>> start
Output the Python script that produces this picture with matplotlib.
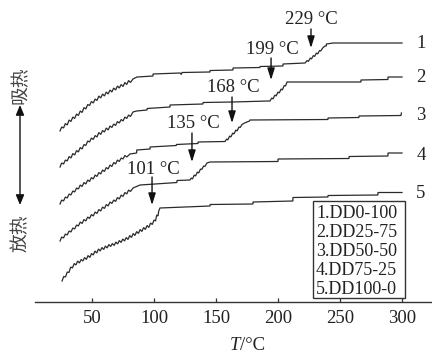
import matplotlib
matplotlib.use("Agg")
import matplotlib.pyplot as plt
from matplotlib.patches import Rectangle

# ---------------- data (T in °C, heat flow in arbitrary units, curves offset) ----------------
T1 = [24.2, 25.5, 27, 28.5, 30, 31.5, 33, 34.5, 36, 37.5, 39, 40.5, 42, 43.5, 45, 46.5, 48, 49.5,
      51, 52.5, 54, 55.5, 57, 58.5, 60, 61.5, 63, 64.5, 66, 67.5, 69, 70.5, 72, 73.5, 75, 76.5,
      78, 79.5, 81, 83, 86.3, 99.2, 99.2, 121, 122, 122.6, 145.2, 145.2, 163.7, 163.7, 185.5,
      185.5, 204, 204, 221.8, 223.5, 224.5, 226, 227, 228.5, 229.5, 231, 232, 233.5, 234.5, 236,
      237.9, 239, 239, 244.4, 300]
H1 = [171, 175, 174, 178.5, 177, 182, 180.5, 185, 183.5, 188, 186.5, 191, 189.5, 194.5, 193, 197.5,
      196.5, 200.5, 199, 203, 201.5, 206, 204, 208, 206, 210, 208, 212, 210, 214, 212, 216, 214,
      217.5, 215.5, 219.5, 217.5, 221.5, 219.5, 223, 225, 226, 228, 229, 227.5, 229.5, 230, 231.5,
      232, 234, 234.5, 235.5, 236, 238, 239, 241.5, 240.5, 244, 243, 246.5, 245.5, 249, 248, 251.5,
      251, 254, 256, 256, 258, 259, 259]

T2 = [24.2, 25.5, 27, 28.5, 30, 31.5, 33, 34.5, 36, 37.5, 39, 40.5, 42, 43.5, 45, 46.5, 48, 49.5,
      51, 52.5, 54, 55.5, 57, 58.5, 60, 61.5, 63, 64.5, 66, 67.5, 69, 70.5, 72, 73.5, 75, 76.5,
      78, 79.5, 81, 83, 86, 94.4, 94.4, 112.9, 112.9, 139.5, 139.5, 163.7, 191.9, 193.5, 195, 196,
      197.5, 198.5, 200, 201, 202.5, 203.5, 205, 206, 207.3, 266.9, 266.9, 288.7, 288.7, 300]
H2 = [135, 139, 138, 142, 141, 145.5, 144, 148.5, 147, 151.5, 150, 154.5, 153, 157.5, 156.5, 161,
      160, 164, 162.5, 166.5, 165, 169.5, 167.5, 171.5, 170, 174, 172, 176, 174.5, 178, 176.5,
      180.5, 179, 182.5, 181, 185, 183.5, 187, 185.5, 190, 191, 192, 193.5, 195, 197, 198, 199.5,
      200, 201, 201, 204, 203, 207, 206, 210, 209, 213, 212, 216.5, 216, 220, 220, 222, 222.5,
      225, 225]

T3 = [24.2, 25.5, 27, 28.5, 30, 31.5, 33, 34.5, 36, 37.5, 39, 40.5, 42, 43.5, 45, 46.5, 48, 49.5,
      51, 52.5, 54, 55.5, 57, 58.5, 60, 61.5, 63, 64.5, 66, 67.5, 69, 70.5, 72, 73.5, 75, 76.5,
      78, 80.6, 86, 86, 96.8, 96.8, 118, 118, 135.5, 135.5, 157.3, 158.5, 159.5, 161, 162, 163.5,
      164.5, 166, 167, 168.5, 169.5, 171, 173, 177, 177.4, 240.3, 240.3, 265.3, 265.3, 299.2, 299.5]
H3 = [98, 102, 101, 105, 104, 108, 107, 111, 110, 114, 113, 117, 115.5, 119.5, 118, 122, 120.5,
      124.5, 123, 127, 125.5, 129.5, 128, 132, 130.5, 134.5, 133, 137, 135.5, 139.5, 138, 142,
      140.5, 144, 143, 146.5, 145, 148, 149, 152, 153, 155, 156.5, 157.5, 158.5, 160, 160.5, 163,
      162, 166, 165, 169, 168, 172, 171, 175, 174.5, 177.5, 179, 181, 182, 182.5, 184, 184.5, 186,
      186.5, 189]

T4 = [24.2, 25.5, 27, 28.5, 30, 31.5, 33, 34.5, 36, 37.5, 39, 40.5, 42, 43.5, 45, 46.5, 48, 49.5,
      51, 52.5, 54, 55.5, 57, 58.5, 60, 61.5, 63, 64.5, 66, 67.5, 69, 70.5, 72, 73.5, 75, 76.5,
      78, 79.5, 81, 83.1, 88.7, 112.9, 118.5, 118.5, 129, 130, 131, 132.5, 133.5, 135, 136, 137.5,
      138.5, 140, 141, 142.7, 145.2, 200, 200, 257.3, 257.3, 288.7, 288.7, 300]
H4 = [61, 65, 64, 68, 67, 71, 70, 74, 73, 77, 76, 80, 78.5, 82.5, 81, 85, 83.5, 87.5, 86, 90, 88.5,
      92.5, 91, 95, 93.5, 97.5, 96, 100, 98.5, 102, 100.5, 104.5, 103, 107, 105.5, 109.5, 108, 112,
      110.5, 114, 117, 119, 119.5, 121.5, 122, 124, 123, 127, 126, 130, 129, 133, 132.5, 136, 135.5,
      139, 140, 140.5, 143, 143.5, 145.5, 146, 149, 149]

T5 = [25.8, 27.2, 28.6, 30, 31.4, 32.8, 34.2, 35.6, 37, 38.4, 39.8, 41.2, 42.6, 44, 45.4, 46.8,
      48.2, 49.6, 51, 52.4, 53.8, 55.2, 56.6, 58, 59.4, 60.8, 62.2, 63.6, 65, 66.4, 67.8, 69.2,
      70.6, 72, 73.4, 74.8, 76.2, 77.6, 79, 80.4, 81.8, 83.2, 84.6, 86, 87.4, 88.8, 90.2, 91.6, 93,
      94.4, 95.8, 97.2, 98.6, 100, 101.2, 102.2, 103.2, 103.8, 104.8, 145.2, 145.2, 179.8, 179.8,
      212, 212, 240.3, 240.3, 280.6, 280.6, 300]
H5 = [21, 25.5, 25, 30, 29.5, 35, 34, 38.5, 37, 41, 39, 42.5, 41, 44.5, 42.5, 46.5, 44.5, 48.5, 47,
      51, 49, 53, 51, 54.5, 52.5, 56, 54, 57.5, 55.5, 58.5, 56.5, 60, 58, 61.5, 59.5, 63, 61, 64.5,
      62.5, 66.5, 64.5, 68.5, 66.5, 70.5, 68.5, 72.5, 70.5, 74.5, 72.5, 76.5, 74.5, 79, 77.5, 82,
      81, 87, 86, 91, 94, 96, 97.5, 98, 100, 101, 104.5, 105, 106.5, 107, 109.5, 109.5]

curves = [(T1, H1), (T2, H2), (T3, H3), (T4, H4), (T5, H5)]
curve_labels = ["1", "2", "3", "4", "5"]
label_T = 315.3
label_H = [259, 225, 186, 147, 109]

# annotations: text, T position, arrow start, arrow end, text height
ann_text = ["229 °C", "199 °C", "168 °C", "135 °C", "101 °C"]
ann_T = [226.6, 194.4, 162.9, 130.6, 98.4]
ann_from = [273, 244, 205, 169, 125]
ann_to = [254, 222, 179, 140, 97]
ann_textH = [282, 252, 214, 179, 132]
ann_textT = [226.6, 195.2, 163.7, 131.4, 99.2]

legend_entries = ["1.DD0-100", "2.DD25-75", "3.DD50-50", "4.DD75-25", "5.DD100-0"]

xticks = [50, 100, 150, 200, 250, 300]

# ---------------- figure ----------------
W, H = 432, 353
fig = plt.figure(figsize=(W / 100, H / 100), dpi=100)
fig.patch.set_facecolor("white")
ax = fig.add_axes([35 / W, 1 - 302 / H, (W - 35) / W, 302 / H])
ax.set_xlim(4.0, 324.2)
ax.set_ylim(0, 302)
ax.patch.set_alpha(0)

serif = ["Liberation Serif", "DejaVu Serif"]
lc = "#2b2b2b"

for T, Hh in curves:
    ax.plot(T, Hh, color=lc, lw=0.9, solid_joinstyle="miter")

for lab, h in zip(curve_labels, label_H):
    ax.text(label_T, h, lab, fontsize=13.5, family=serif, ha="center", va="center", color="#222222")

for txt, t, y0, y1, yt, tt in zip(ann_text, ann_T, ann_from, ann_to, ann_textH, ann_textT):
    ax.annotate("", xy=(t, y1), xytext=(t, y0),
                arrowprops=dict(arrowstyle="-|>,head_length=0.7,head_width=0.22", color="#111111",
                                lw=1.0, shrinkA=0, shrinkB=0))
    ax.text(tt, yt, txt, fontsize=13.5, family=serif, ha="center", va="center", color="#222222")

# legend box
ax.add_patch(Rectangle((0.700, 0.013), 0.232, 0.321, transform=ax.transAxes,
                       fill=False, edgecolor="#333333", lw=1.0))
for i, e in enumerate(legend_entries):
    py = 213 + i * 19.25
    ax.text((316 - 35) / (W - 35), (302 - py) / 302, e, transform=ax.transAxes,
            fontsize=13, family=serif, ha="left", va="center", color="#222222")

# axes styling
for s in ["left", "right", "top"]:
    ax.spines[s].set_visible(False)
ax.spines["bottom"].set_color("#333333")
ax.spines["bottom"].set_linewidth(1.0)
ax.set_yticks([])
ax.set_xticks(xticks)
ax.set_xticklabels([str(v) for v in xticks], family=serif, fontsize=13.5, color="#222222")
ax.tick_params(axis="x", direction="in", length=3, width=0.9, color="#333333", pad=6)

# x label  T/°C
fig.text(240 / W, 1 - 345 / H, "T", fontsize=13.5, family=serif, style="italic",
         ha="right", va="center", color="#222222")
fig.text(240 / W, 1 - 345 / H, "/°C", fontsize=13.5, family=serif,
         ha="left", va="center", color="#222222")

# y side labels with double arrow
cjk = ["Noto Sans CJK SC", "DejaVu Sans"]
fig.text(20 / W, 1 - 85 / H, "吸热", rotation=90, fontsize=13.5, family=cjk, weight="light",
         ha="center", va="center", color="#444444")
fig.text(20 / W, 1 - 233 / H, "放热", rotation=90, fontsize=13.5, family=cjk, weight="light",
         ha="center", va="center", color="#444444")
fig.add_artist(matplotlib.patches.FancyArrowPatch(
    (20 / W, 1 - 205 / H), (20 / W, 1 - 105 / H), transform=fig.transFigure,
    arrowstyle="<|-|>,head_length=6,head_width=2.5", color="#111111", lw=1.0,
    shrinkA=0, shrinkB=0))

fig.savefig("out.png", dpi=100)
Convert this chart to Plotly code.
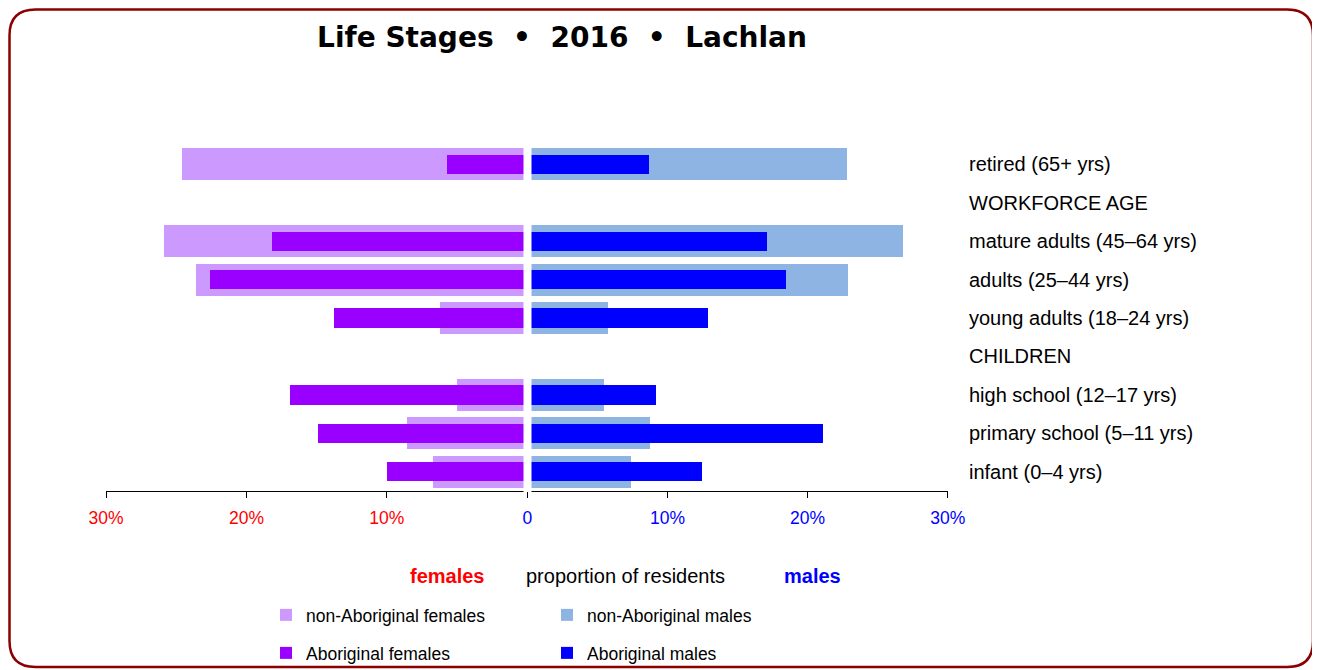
>> end
### Your objective
Reproduce only the lines from the beginning of the data through the line that contains "from matplotlib.patches import Rectangle", both included, and please drop the pictures.

### The result
Output the Python script that produces this picture with matplotlib.
import matplotlib
matplotlib.use("Agg")
import matplotlib.pyplot as plt
from matplotlib.patches import Rectangle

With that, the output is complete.